# Set task
Report every line from the material that contains the word "with".
── Dataset rows
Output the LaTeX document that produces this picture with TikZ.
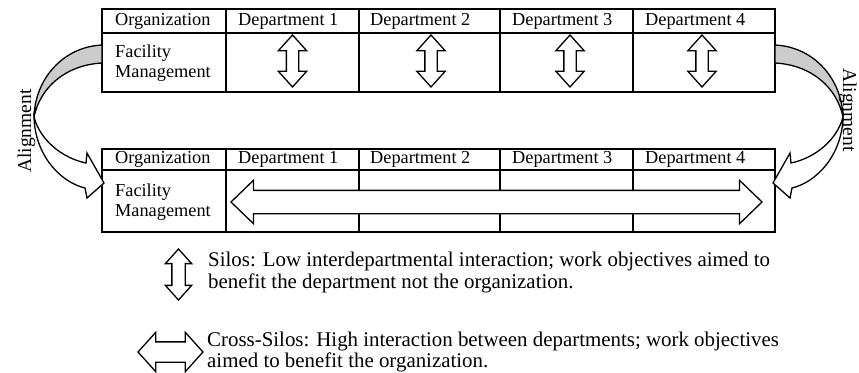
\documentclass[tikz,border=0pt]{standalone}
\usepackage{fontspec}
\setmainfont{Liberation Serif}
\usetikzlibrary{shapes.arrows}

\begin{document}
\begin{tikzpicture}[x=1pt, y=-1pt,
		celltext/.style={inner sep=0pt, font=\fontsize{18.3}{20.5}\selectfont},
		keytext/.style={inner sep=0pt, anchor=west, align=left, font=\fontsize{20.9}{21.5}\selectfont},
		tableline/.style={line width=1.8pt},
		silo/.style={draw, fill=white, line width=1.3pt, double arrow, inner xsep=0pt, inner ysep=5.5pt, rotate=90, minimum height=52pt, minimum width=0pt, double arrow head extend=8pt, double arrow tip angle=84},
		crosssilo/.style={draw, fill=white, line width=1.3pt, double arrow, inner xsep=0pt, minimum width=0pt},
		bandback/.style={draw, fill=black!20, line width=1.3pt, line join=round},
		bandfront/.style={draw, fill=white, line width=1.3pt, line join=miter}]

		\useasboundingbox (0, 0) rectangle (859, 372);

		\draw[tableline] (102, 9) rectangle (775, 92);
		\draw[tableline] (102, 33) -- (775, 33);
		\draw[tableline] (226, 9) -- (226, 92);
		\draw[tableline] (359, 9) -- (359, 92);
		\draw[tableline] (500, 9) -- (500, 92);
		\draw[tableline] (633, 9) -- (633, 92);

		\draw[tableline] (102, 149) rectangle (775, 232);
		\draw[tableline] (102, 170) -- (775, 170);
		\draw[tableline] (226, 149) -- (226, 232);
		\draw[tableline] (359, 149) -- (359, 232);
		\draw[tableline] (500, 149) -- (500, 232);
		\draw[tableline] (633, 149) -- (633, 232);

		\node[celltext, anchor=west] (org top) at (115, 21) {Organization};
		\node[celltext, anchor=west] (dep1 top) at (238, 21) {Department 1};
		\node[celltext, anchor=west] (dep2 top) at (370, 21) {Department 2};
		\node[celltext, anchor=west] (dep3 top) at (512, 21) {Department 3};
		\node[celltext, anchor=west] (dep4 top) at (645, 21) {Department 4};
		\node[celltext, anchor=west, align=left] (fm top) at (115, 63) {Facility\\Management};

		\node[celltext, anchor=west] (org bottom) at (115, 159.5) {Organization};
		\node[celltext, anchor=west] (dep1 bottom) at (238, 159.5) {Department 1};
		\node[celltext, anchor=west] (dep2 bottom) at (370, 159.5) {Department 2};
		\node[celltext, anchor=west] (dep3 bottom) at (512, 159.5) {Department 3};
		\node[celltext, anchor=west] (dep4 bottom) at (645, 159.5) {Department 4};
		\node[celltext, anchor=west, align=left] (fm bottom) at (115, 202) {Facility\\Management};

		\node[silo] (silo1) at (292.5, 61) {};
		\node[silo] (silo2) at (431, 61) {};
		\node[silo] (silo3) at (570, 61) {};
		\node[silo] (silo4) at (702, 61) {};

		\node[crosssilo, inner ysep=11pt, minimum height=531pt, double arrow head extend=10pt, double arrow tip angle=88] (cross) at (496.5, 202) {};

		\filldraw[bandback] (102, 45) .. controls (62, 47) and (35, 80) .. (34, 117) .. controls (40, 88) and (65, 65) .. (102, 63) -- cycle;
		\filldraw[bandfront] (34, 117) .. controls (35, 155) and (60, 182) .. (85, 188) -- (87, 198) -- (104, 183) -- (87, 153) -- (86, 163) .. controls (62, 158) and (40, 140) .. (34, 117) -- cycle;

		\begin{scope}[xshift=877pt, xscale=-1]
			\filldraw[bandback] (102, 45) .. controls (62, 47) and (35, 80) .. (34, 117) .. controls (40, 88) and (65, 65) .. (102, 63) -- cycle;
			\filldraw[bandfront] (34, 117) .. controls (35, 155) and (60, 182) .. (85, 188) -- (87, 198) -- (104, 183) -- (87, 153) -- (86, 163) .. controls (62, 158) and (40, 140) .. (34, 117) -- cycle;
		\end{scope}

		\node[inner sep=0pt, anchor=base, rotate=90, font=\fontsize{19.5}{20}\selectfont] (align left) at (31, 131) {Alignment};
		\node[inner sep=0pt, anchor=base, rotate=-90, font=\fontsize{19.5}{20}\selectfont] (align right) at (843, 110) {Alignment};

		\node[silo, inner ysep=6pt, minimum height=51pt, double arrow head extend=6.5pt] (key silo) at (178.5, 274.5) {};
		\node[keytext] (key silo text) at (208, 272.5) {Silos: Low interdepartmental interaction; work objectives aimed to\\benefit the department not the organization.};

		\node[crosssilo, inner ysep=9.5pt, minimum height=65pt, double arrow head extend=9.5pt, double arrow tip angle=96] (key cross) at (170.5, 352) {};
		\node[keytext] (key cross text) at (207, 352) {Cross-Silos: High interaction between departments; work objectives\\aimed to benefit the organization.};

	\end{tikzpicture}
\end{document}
────
── Dataset rows
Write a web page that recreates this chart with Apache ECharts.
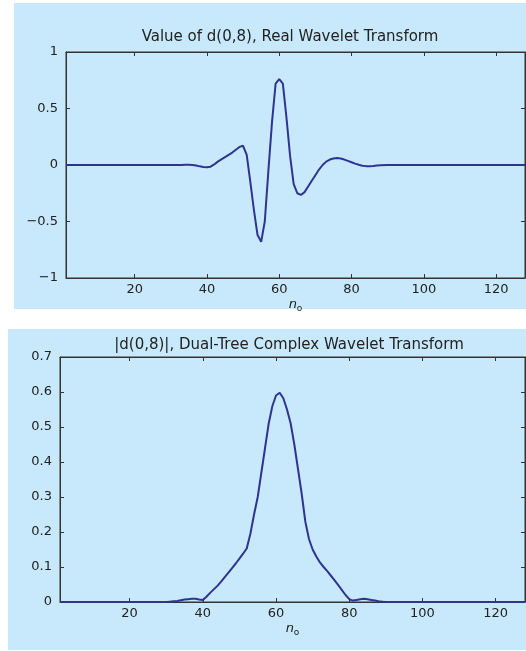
────
── Dataset rows
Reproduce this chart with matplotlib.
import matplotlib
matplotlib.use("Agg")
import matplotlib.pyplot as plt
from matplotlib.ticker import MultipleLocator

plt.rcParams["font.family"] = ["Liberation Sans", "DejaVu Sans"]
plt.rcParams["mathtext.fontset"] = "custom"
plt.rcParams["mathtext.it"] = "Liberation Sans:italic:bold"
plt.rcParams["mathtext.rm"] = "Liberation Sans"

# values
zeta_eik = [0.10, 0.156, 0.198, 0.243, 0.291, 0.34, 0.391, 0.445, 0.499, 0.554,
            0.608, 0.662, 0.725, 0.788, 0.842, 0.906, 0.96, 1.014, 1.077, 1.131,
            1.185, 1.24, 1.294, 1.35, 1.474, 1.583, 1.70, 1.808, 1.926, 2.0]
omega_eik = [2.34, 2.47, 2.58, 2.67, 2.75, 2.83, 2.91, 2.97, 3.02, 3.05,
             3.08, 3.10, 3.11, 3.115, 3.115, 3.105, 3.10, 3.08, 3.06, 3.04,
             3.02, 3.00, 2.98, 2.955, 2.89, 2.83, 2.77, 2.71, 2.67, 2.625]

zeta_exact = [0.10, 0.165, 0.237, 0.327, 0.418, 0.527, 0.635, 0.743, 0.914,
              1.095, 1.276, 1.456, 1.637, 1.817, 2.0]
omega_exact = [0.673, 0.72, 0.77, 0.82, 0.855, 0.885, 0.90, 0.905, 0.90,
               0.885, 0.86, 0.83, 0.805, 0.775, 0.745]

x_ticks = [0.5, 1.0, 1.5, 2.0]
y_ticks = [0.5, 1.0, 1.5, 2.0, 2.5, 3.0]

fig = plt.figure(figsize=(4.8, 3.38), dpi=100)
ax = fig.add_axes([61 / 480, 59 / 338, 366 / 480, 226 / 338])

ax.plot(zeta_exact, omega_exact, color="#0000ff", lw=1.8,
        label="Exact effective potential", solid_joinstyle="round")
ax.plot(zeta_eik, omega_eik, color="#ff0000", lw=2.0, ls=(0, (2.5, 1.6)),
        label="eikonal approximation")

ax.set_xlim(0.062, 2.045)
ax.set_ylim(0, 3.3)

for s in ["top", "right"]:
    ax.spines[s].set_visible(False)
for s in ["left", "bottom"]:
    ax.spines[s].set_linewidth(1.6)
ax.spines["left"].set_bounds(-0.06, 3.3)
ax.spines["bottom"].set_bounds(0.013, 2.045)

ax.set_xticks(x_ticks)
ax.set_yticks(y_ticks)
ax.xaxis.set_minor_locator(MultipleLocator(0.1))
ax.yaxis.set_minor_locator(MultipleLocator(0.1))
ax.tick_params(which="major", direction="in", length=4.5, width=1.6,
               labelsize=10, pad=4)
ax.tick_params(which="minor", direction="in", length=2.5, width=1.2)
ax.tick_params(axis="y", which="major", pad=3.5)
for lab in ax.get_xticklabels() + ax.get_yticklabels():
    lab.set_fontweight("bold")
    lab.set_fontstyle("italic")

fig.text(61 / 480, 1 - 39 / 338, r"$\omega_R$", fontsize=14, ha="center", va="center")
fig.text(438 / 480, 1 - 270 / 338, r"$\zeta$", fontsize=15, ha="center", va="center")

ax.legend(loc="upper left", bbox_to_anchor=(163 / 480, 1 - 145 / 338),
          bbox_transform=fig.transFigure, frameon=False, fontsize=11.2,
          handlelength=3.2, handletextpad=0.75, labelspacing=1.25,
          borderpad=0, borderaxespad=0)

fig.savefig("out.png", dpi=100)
────
# Exercise solution
Output the LaTeX document that produces this picture with TikZ.
Write a web page that recreates this chart with Apache ECharts.
Reproduce this chart with matplotlib.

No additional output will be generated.